The Eurostar train, connecting Paris with London, arrives at London Waterloo station, where trains to Southampton originate. It takes about 1h15 to get to Southampton from London by train.

Detailed instructions, suitable more for the UK participants, on how to get to Southampton are given at http://www.soton.ac.uk/~indexes/maps/. The organizers will be happy to answer any further queries.

To get to Southampton from Heathrow airport, you can do one of the following:

1. Take a National Express coach from the main coach station (cost about 15 pounds) to Southampton.

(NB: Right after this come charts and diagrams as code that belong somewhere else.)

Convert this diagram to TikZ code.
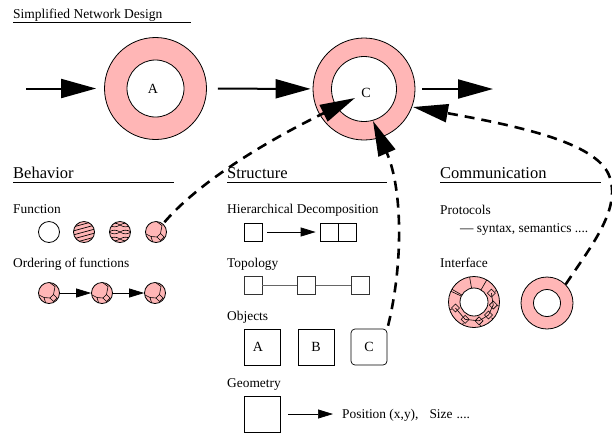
\documentclass[tikz,border=0pt]{standalone}
\usepackage{fontspec}
\setmainfont{Liberation Serif}
\usetikzlibrary{arrows.meta,calc}
\definecolor{ringpink}{RGB}{255,182,182}
\tikzset{
    flowarrow/.style={line width=2pt,-{Triangle[length=35pt,width=19pt]}},
    backarrow/.style={line width=2.6pt,dash pattern=on 10pt off 7pt,-{Triangle[length=35pt,width=18pt]}},
    thinarrow/.style={line width=0.7pt,-{Triangle[length=15pt,width=9pt]}},
    ringnode/.style={circle,draw,fill=ringpink,line width=0.8pt,inner sep=0pt},
    holenode/.style={circle,draw,fill=white,line width=0.8pt,inner sep=0pt},
    ballnode/.style={circle,draw,fill=ringpink,line width=0.8pt,inner sep=0pt,minimum size=21pt},
    plainball/.style={ballnode,fill=white},
    hatchball/.style={ballnode,path picture={
        \foreach \y in {-8,-4,0,4,8}
            \draw[line width=0.7pt] ($(path picture bounding box.center)+(-11,\y+3)$) -- ++(22,-6);
    }},
    netball/.style={ballnode,path picture={
        \coordinate (o) at (path picture bounding box.center);
        \foreach \y in {-7,0,7} {
            \draw[line width=0.6pt] ($(o)+(-11,\y)$) to[bend left=35] ($(o)+(0,\y)$) to[bend left=35] ($(o)+(11,\y)$);
            \draw[line width=0.6pt] ($(o)+(-11,\y)$) to[bend right=35] ($(o)+(0,\y)$) to[bend right=35] ($(o)+(11,\y)$);
        }
    }},
    cellball/.style={ballnode,path picture={
        \coordinate (o) at (path picture bounding box.center);
        \draw[line width=0.6pt] ($(o)+(4.5,1.5)$) -- ($(o)+(8,5)$) -- ($(o)+(4.5,8.5)$) -- ($(o)+(1,5)$) -- cycle;
        \draw[line width=0.6pt] ($(o)+(0,-11)$) -- ($(o)+(6,-6.5)$) -- ($(o)+(4.5,1.5)$);
        \draw[line width=0.6pt] ($(o)+(1,5)$) -- ($(o)+(-5,4.5)$) -- ($(o)+(-10,2)$);
        \draw[line width=0.6pt] ($(o)+(-5,4.5)$) -- ($(o)+(-3,11)$);
    }},
    cellring/.style={path picture={
        \coordinate (o) at (path picture bounding box.center);
        \foreach \a in {-27,9,42,75,117,162} {
            \draw[line width=0.6pt] ($(o)+(\a:19.5)+(4,0)$) -- ($(o)+(\a:19.5)+(0,4)$) -- ($(o)+(\a:19.5)+(-4,0)$) -- ($(o)+(\a:19.5)+(0,-4)$) -- cycle;
            \draw[line width=0.6pt] ($(o)+(\a:23.5)$) -- ($(o)+(\a:27)$);
        }
        \foreach \a/\b in {-27/9,9/42,42/75,75/117,117/162}
            \draw[line width=0.6pt] ($(o)+(\a:19.5)$) -- ($(o)+(\b:19.5)$);
        \foreach \a in {-150,-100,-60,205}
            \draw[line width=0.6pt] ($(o)+(\a:14)$) -- ($(o)+(\a:27)$);
    }},
    boxnode/.style={draw,line width=0.7pt,inner sep=0pt,minimum size=18pt},
    topbox/.style={boxnode,draw=black!80},
    bigbox/.style={draw,line width=0.7pt,inner sep=0pt,minimum size=36pt},
    linkline/.style={draw=black!60,line width=0.8pt},
    titletext/.style={anchor=base west,inner sep=0pt,font=\fontsize{13.5}{15}\selectfont},
    headtext/.style={anchor=base west,inner sep=0pt,font=\fontsize{16.5}{18}\selectfont},
    labeltext/.style={anchor=base west,inner sep=0pt,font=\fontsize{13.4}{15}\selectfont},
    lettertext/.style={inner sep=0pt,font=\fontsize{14}{16}\selectfont},
    headrule/.style={line width=0.5pt},
}
\begin{document}
\begin{tikzpicture}[x=1pt,y=-1pt]
    \useasboundingbox (0,0) rectangle (612,432);
    % top row
    \node[titletext] (title) at (13,18) {Simplified Network Design};
    \coordinate (titlea) at (13,22.5);
    \coordinate (titleb) at (191,22.5);
    \draw[headrule] (titlea) -- (titleb);
    \node[ringnode,minimum size=102pt] (ringA) at (155.5,88.5) {};
    \node[holenode,minimum size=57pt] (holeA) at (155.5,88.5) {};
    \node[lettertext] (letterA) at (153,89) {A};
    \node[ringnode,minimum size=102pt] (ringC) at (364,89) {};
    \node[holenode,minimum size=65pt] (holeC) at (364,89) {};
    \node[lettertext] (letterC) at (366,93) {C};
    \coordinate (inA) at (26,88.5);
    \coordinate (outC) at (422,89);
    \coordinate (endC) at (493,89);
    \draw[flowarrow,shorten >=8pt] (inA) -- (ringA);
    \draw[flowarrow,shorten <=11pt,shorten >=2pt] (ringA) -- (ringC);
    \draw[flowarrow] (outC) -- (endC);
    % behavior
    \node[headtext] (behavior) at (13,178) {Behavior};
    \coordinate (behaviorend) at (174,182.5);
    \draw[headrule] (13,182.5) -- (behaviorend);
    \node[labeltext] (function) at (13,213) {Function};
    \node[plainball] (balla) at (49,232) {};
    \node[hatchball] (ballb) at (84,232) {};
    \node[netball] (ballc) at (120,232) {};
    \node[cellball] (balld) at (156,232) {};
    \node[labeltext] (ordering) at (13,267) {Ordering of functions};
    \node[cellball] (orda) at (49,293) {};
    \node[cellball] (ordb) at (102,293) {};
    \node[cellball] (ordc) at (155,293) {};
    \draw[thinarrow] (orda) -- (ordb);
    \draw[thinarrow] (ordb) -- (ordc);
    % structure
    \node[headtext] (structure) at (227,178) {Structure};
    \coordinate (structureend) at (387,182.5);
    \draw[headrule] (227,182.5) -- (structureend);
    \node[labeltext] (hier) at (227,213) {Hierarchical Decomposition};
    \node[boxnode] (hiera) at (253,232) {};
    \node[boxnode] (hierb) at (329,232) {};
    \node[boxnode] (hierc) at (347,232) {};
    \draw[thinarrow,shorten >=4pt,shorten <=5pt] (hiera) -- (hierb);
    \node[labeltext] (topology) at (227,267) {Topology};
    \node[topbox] (topa) at (253,285) {};
    \node[topbox] (topb) at (306.5,285) {};
    \node[topbox] (topc) at (360,285) {};
    \draw[linkline] (topa) -- (topb);
    \draw[linkline] (topb) -- (topc);
    \node[labeltext] (objects) at (227,320.5) {Objects};
    \node[bigbox] (obja) at (262,347) {};
    \node[lettertext] at (258,347) (lettera) {A};
    \node[bigbox,font=\fontsize{14}{16}\selectfont] (objb) at (316,347) {B};
    \node[bigbox,rounded corners=4pt,font=\fontsize{14}{16}\selectfont] (objc) at (369,347) {C};
    \node[labeltext] (geometry) at (227,387) {Geometry};
    \node[bigbox] (geombox) at (262,414) {};
    \node[labeltext] (position) at (342,418) {Position (x,y),\hspace{11pt}Size\hspace{4pt}....};
    \draw[thinarrow,shorten >=9pt,shorten <=8pt] (geombox) -- (position.base west |- geombox);
    % communication
    \node[headtext] (communication) at (440,178) {Communication};
    \coordinate (communicationend) at (601,182.5);
    \draw[headrule] (440,182.5) -- (communicationend);
    \node[labeltext] (protocols) at (440,214) {Protocols};
    \node[labeltext] (syntax) at (460,232) {--- syntax, semantics ....};
    \node[labeltext] (interface) at (440,267) {Interface};
    \node[ringnode,minimum size=51pt,cellring] (ifacea) at (474,302) {};
    \node[holenode,minimum size=28pt] (holea) at (474,302) {};
    \node[ringnode,minimum size=52pt] (ifaceb) at (547,303) {};
    \node[holenode,minimum size=27pt] (holeb) at (547,303) {};
    % dashed feedback
    \coordinate (tipf) at (355,98);
    \coordinate (tips) at (373,121);
    \coordinate (tipc) at (413,107);
    \coordinate (bendc) at (610,178);
    \draw[backarrow,shorten <=2pt] (balld) .. controls (205,175) and (285,132) .. (tipf);
    \draw[backarrow,shorten <=3pt] (objc.north east) .. controls (403,265) and (403,190) .. (tips);
    \draw[backarrow] (ifaceb.north east) .. controls (592,245) and (620,210) .. (bendc)
        .. controls (600,145) and (530,128) .. (tipc);
\end{tikzpicture}
\end{document}
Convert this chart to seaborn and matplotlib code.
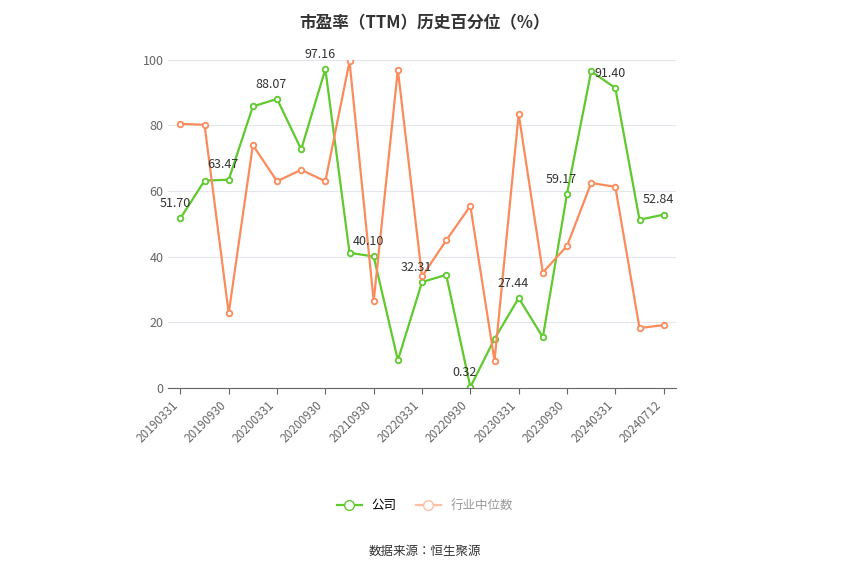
import pandas as pd
import matplotlib.pyplot as plt
import seaborn as sns
from matplotlib.lines import Line2D

plt.rcParams['font.family'] = ['Noto Sans CJK JP', 'Noto Sans CJK SC', 'Noto Sans CJK TC',
                               'Noto Sans CJK KR', 'DejaVu Sans']

dates = ['20190331', '20190630', '20190930', '20191231', '20200331', '20200630',
         '20200930', '20201231', '20210930', '20211231', '20220331', '20220630',
         '20220930', '20221231', '20230331', '20230630', '20230930', '20231231',
         '20240331', '20240630', '20240712']
company = [51.70, 63.2, 63.47, 85.8, 88.07, 72.7, 97.16, 41.2, 40.10, 8.5, 32.31,
           34.5, 0.32, 15.0, 27.44, 15.5, 59.17, 96.5, 91.40, 51.3, 52.84]
industry = [80.5, 80.2, 22.8, 74.0, 63.0, 66.5, 63.0, 99.5, 26.5, 97.0, 34.0,
            45.0, 55.5, 8.3, 83.5, 35.2, 43.3, 62.5, 61.3, 18.3, 19.2]
labeled = [0, 2, 4, 6, 8, 10, 12, 14, 16, 18, 20]

green = '#5fc92e'
orange = '#fb8b5b'

df = pd.DataFrame({'x': range(len(dates)), '公司': company, '行业中位数': industry})
long = df.melt(id_vars='x', var_name='series', value_name='v')

fig = plt.figure(figsize=(8.5, 5.75), dpi=100)
ax = fig.add_axes([0.198, 0.325, 0.597, 0.571])
sns.lineplot(data=long, x='x', y='v', hue='series', palette=[green, orange],
             marker='o', markersize=4, markerfacecolor='white', markeredgewidth=1.3,
             linewidth=1.6, ax=ax, legend=False)
for line, c in zip(ax.lines, [green, orange]):
    line.set_markeredgecolor(c)

for i in labeled:
    ax.annotate(f'{company[i]:.2f}', (i, company[i]), xytext=(-4, 6),
                textcoords='offset points', ha='center', va='bottom',
                fontsize=9, color='#333333')

ax.set_ylim(0, 100)
ax.set_xlim(-0.5, len(dates) - 0.5)
ax.set_yticks(range(0, 101, 20))
ax.set_xticks(range(0, len(dates), 2))
ax.set_xticklabels(dates[::2], rotation=45, ha='right', fontsize=8.5, color='#666666')
ax.tick_params(axis='y', labelsize=9, colors='#666666', length=0)
ax.tick_params(axis='x', length=4, color='#666666')
ax.grid(axis='y', color='#e3e6ec', linewidth=0.8)
ax.set_axisbelow(True)
for s in ['top', 'right', 'left']:
    ax.spines[s].set_visible(False)
ax.spines['bottom'].set_color('#666666')
ax.set_xlabel('')
ax.set_ylabel('')

fig.text(0.5, 0.975, '市盈率（TTM）历史百分位（%）', ha='center', va='top',
         fontsize=12, fontweight='bold', color='#333333')

handles = [Line2D([], [], color=green, marker='o', markerfacecolor='white', markersize=7, lw=1.6),
           Line2D([], [], color='#fdbfa4', marker='o', markerfacecolor='white', markersize=7, lw=1.6)]
leg = fig.legend(handles, ['公司', '行业中位数'], loc='center', bbox_to_anchor=(0.5, 0.121),
                 ncol=2, frameon=False, fontsize=9, handlelength=2, columnspacing=1.5)
leg.get_texts()[1].set_color('#999999')

fig.text(0.5, 0.035, '数据来源：恒生聚源', ha='center', fontsize=9, color='#333333')

fig.savefig('out.png', dpi=100)
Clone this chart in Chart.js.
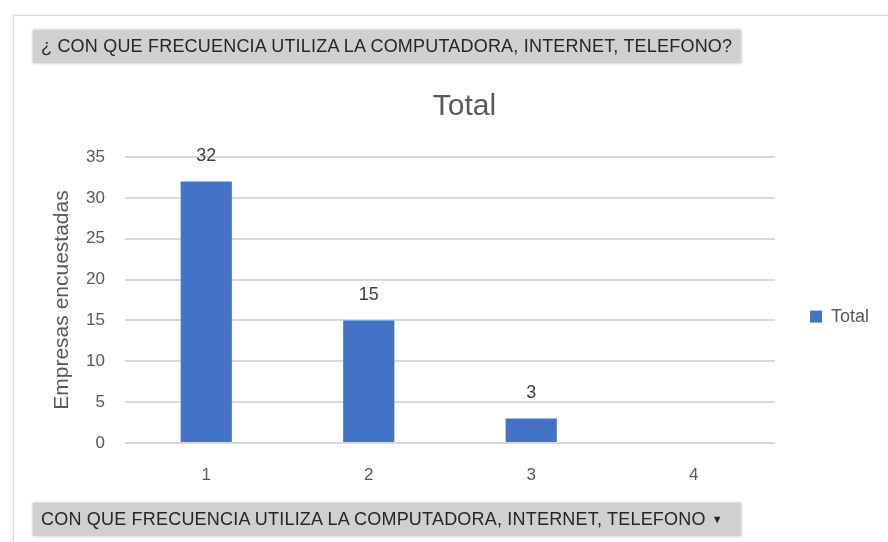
<!DOCTYPE html>
<html>
<head>
<meta charset="utf-8">
<script src="https://cdn.jsdelivr.net/npm/chart.js@4.4.1/dist/chart.umd.min.js"></script>
<style>
  body { margin: 0; background: #fff; width: 888px; height: 542px; overflow: hidden; position: relative; font-family: "Liberation Sans", Arial, sans-serif; }
  #frame { position: absolute; left: 13px; top: 15px; width: 900px; height: 560px; border-left: 1px solid #d9d9d9; border-top: 1px solid #d9d9d9; box-shadow: -1px -1px 2px #eee; }
  canvas { position: absolute; left: 0; top: 0; }
  .btn { position: absolute; left: 33px; height: 33px; width: 708px; background: #d0d0d0; box-shadow: 0 0 3px #b5b5b5; color: #262626; font-size: 18px; line-height: 33px; padding-left: 8px; box-sizing: border-box; white-space: nowrap; letter-spacing: 0.2px; }
  #topBtn { top: 30px; }
  #bottomBtn { top: 503px; }
  .arrow { font-size: 11px; margin-left: 6px; vertical-align: 2px; }
</style>
</head>
<body>
<div id="frame"></div>
<canvas id="barChart" width="888" height="542"></canvas>
<div class="btn" id="topBtn">¿ CON QUE FRECUENCIA UTILIZA LA COMPUTADORA, INTERNET, TELEFONO?</div>
<div class="btn" id="bottomBtn">CON QUE FRECUENCIA UTILIZA LA COMPUTADORA, INTERNET, TELEFONO<span class="arrow">▼</span></div>
<script>
// --- Data ---
const categories = ['1', '2', '3', '4'];
const totals = [32, 15, 3, null];
const yTicks = [0, 5, 10, 15, 20, 25, 30, 35];

const textGray = '#595959';

// draws the value above each bar
const valueLabels = {
    id: 'valueLabels',
    afterDatasetsDraw(chart) {
        const ctx = chart.ctx;
        const meta = chart.getDatasetMeta(0);
        ctx.save();
        ctx.font = '18px "Liberation Sans", Arial, sans-serif';
        ctx.fillStyle = '#404040';
        ctx.textAlign = 'center';
        ctx.textBaseline = 'middle';
        meta.data.forEach((bar, i) => {
            if (totals[i] == null) return;
            ctx.fillText(String(totals[i]), bar.x, bar.y - 25);
        });
        ctx.restore();
    }
};

const ctxBar = document.getElementById('barChart');
new Chart(ctxBar, {
    type: 'bar',
    data: {
        labels: categories,
        datasets: [{
            label: 'Total',
            data: totals,
            backgroundColor: '#4472c4',
            categoryPercentage: 1,
            barPercentage: 0.315
        }]
    },
    options: {
        responsive: false,
        animation: false,
        layout: { padding: { left: 50, top: 80, right: 9, bottom: 49 } },
        plugins: {
            title: {
                display: true,
                text: 'Total',
                color: textGray,
                font: { size: 30, weight: 'normal', family: '"Liberation Sans", Arial, sans-serif' },
                padding: { top: 9, bottom: 32 }
            },
            legend: {
                position: 'right',
                // empty title only pushes the single item down a bit
                title: { display: true, text: '', font: { size: 1 }, padding: { top: 59, bottom: 0 } },
                labels: {
                    boxWidth: 12,
                    boxHeight: 12,
                    padding: 35,
                    color: textGray,
                    font: { size: 18, family: '"Liberation Sans", Arial, sans-serif' }
                }
            },
            tooltip: { enabled: false }
        },
        scales: {
            y: {
                min: 0,
                max: 35,
                afterFit(scale) { scale.width = 75; },
                afterBuildTicks(scale) { scale.ticks = yTicks.map(v => ({ value: v })); },
                ticks: { color: textGray, padding: 20, font: { size: 17, family: '"Liberation Sans", Arial, sans-serif' } },
                grid: { color: '#d9d9d9', lineWidth: 2, drawTicks: false },
                border: { display: false },
                title: {
                    display: true,
                    text: 'Empresas encuestadas',
                    color: textGray,
                    padding: 0,
                    font: { size: 21, family: '"Liberation Sans", Arial, sans-serif' }
                }
            },
            x: {
                afterFit(scale) { scale.height = 50; },
                ticks: { color: textGray, padding: 14, font: { size: 17, family: '"Liberation Sans", Arial, sans-serif' } },
                grid: { display: false },
                border: { display: false }
            }
        }
    },
    plugins: [valueLabels]
});
</script>
</body>
</html>
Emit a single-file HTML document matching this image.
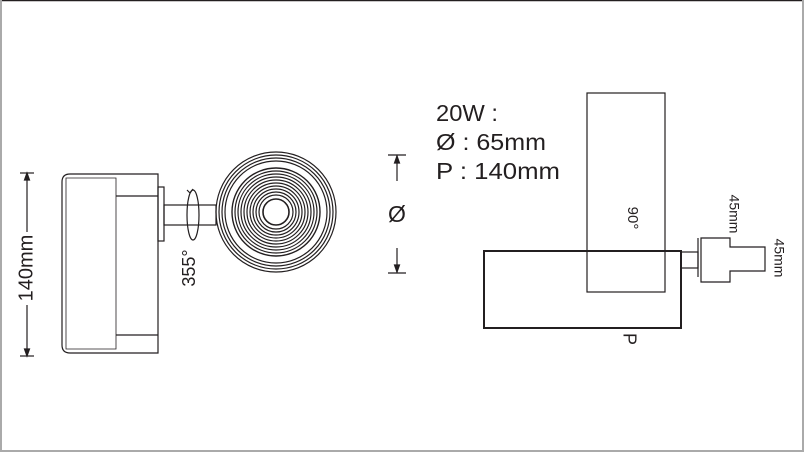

This deposits you at the coach station in the south part of town (about 3 miles from campus), so it's best to take a taxi from there to Highfield campus (and the Glen Eyre complex).

2. Take a Rail Link coach to Woking and from there a train to Southampton. The coach leaves from the same main coach station at the airport. The coach/train service offered by Rail Link is one service, so the ticket person should be able to sell you a ticket to Southampton. The nearest rail station to campus in Southampton is Southampton Airport Parkway (small station with a long name), there are normally taxis waiting outside. There is also a bus service.

The only other rail station in Southampton is called Southampton Central, there is a bus service (and taxis) from there to the main Campus.

The University is running a bus service connecting the two stations with the Highfield campus. Timetables are given here:

http://www.unilink.soton.ac.uk/timetables.html

Accommodation

The Department of Mathematics is located on the Highfield Campus of the University, and its location is shown on the following map:

http://www.soton.ac.uk/~indexes/maps/highfield.html

The Spitalfields Day

Applications of K-theory and Cohomology

30th March 2004

Lectures will take place in the Department of Mathematics, Building 54, room 4A
10.30 Coffee
11:00 am Rick Jardine (University of Western Ontario): The discrete cohomology of algebraic groups.
12:30-13:45 Lunch
14:00 Victor Snaith (University of Southampton): Algebraic K-theory and Arithmetic.
15:00 Tea
15:30 Marc Levine (Northeastern University): Motives, Mixed Motives and Motivic Cohomology.
17:00 Wine and Cheese party

Titles of talks at the workshop:

G. Banaszak: Detecting linear dependence of nontorsion points in K-groups and Mordell Weil groups via reduction maps. (joint work with W. Gajda and P. Krason)
Jacek Brodzki: Entire cyclic cohomology of Schatten classes.
I. Fesenko: Steps in analytic arithmetic geometry.
J. P. C. Greenlees: Equivariant forms of connective K-theory
Bruno Kahn: 1-motives and triangulated motives
Rob de Jeu: K2 of hyperelliptic curves and Beilinson's conjecture.
Bernhard Koeck Euler characteristics of nearly perfect complexes.
Ian Leary: The L2 cohomology of Artin groups.
I. Madsen: K-theory and the deRham-Witt complex.
K. Sato: p-adic etale Tate twists and arithmetic duality.
Burt Totaro: Torsion in cohomology and torsors for simple algebraic groups.
Al Weiss: Equivariant Iwasawa Theory.

Programme of talks:

Wed, 31st March Thu, 1 April Fri, 2 April
9.30-10.15 B. Koeck I.J. Leary A. Weiss
10.45-11.45 I. Madsen I. Fesenko A. Vishik
12.00-13.00 B. Kahn G. Banaszak D. Burns
14.30-15.30 B. Totaro R. de Jeu J. Brodzki
16.00-17.00 J. P. Greenlees K. Sato

Conference dinner

There will be a conference dinner at 19.45 on Wednesday, 31st March, at the POSH Indian Restaurant, 1 Queensway, Southampton, tel: 8022 6388.

Theatre opportunity

From 31st March until 3rd April, the critically acclaimed Scottish Babel Theatre Company presents Ibsen's A Doll's House at the Nuffield Theatre which is on the University of Southampton campus a stone's throw from the Mathematics Building.